### Talking Bot with Seq2Seq RNN

本节参考 [斗大的熊猫](http://blog.topspeedsnail.com/archives/10735) ，使用 Seq2Seq RNN 模型在中文对话语料上进行 RNN 学习和生成

代码参考

- [使用深度学习打造智能聊天机器人](http://blog.csdn.net/malefactor/article/details/51901115)
- [脑洞大开：基于美剧字幕的聊天语料库建设方案](http://www.shareditor.com/blogshow/?blogId=105)
- [Seq2Seq](https://www.tensorflow.org/versions/r0.12/tutorials/seq2seq/index.html)

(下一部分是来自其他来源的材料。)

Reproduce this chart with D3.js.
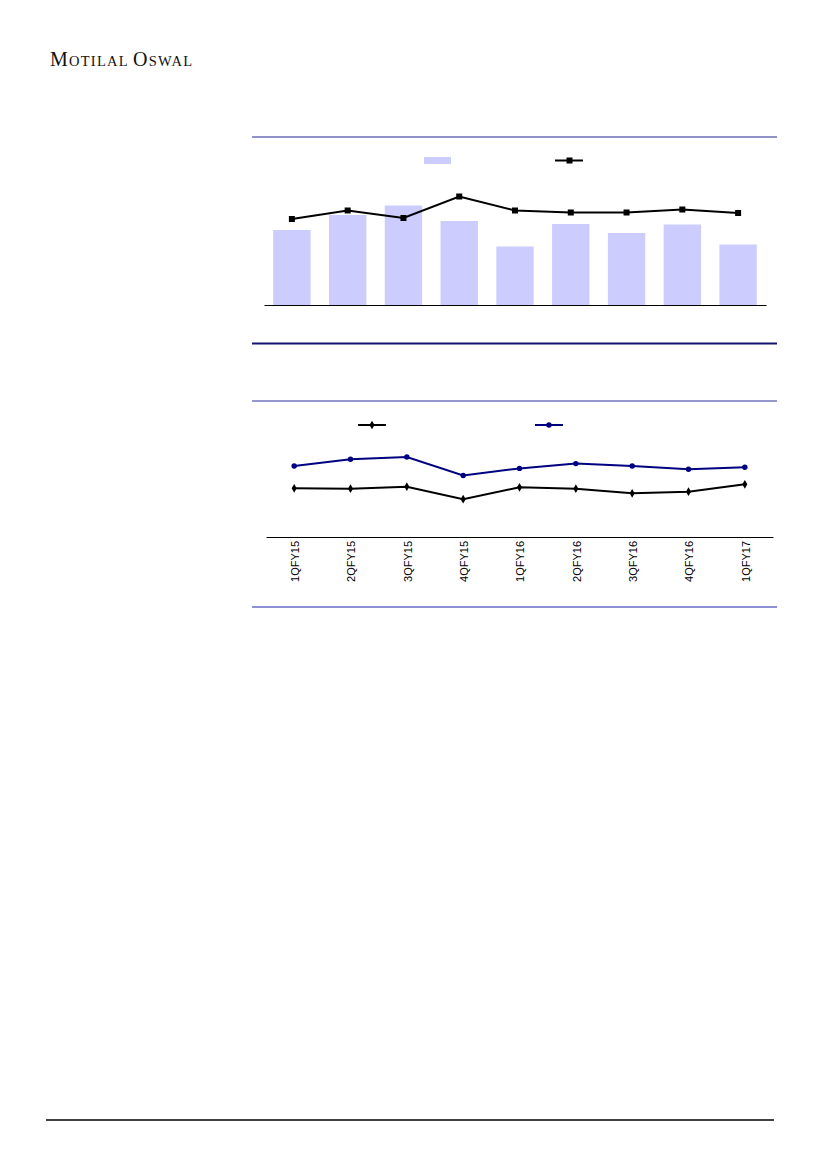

语料来自 [中文对白语料](https://github.com/rustch3n/dgk_lost_conv)

In [1]:
import tensorflow as tf
import numpy as np

In [2]:
tf.__version__

'0.9.0'

In [None]:
import random
import codecs
from collections import defaultdict as dd

"""
文件格式
E
M 畹/华/吾/侄/
M 你/接/到/这/封/信/的/时/候/
M 不/知/道/大/伯/还/在/不/在/人/世/了/
E
M 咱/们/梅/家/从/你/爷/爷/起/
M 就/一/直/小/心/翼/翼/地/唱/戏/
..........
M 就/因/为/没/穿/红/让/人/赏/咱/一/纸/枷/锁/
M 爷/您/别/给/我/戴/这/纸/枷/锁/呀/
E
..........
"""
datafile = './data/shooter/dgk_shooter_min.conv'

# 特殊标记，用来填充标记对话
PAD = "__PAD__"
GO = "__GO__"
EOS = "__EOS__"  # 对话结束
UNK = "__UNK__"  # 标记未出现在词汇表中的字符
START_VOCABULART = [PAD, GO, EOS, UNK]    # 在词典中居前 4 位
# 在词典中位置
PAD_ID = 0
GO_ID = 1
EOS_ID = 2
UNK_ID = 3

VOCAB_SIZE = 5000
TEST_SIZE = 8000

In [None]:
def get_convs(datafile):
    """
    返回对话数组，每个对话指两个 E 之间的部分；结果类似下面
    [ ['畹华吾侄', '你接到这封信的时候', '不知道大伯还在不在人世了'],
      ['咱们梅家从你爷爷起', '就一直小心翼翼地唱戏', ......],
      ......
    ]
    """
    convs = []   # store conversation
    with codecs.open(datafile, 'r', 'utf-8') as fp:
        conv = []
        for line in fp:
            line = line.strip().replace('/', '')
            if line == '':
                continue
            # end of conversation
            if line[0] == 'E':
                if conv:
                    convs.append(conv)
                conv = []
            elif line[0] == 'M':
                conv.append(line.split(' ')[1])
    print "total conversations: {}".format(len(convs))
    return convs


In [None]:
def convs_to_qafile(convs):
    """
    把对话拆分为问答
    这个分法比较简单粗暴，故此最后结果也不会非常之好
    """
    questions = []
    answers = []
    for conv in convs:
        # 如果对话只有一句，那么无法拆分
        if len(conv) == 1:
            continue
        # 如果奇数对话，那么转为偶数，扔掉最后一句
        if len(conv) % 2 != 0:
            conv = conv[: -1]
        for i, sentence in enumerate(conv):
            if i % 2 == 0:
                questions.append(sentence)
            else:
                answers.append(sentence)
    print "Total questions/answers: {}".format(questions)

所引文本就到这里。